Multipulse dynamical decoupling-like protocol for controlling the light emission line of a two-level system

Emission lines of quantum systems in solids, such as quantum dots or color centers, are often significantly affected by the coupling to the solid-state environment, so that the frequency of the emitted light slowly but uncontrollably fluctuates over time [1,2]. These fluctuations impede the photon-based quantum information processing schemes (e.g. the two-photon interference, where the frequencies of the photons should stay close), and impair the protocols using the stationary-to-flying qubit conversion. We present a possible solution for this problem, which employs optical pulses applied to the emitting system, which stabilize the position of the emission line at the desired location.

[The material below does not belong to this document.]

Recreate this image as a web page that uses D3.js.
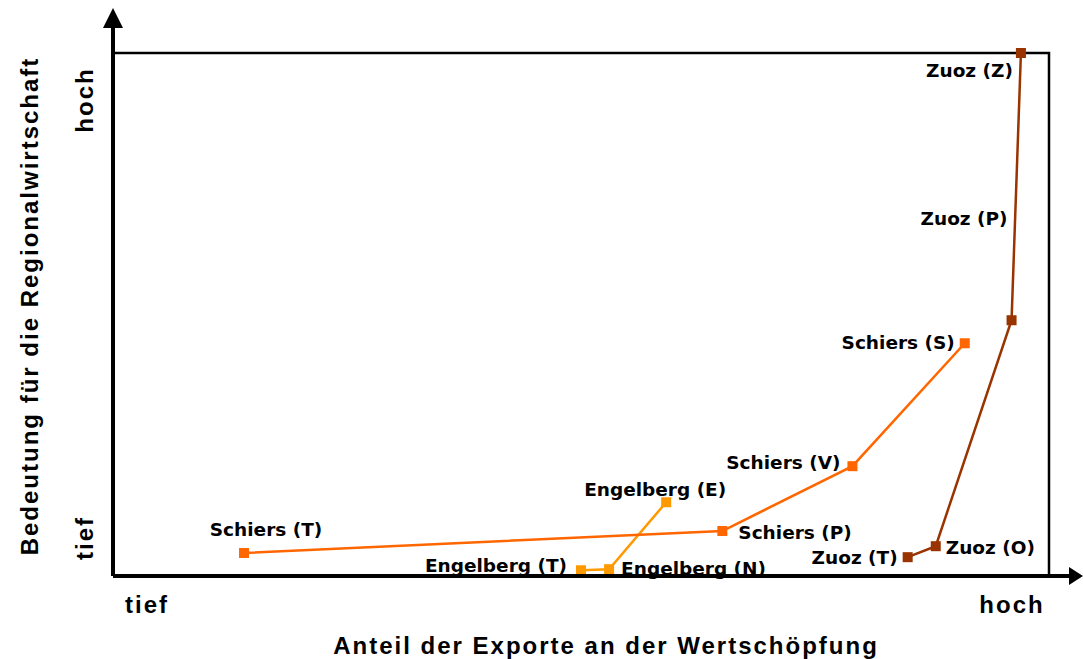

Modeling the emitter as a two-level system, we analyze performance of the scheme both analytically and numerically. We show that already a few pulses, with rather large inter-pulse delay, can stabilize the emission line. We discuss application of the proposed scheme for stabilization of the zero-phonon emission line of the NV centers in diamond, and the possible use of this scheme for facilitating the long-distance entanglement between the NV centers [3]. [1] K.-M. Fu et al, PRL 103, 256404 (2009). [2] V. M. Acosta et al, PRL 108, 206401 (2012). [3] W. Pfaff et al, Science 345 6196, 532 (2014).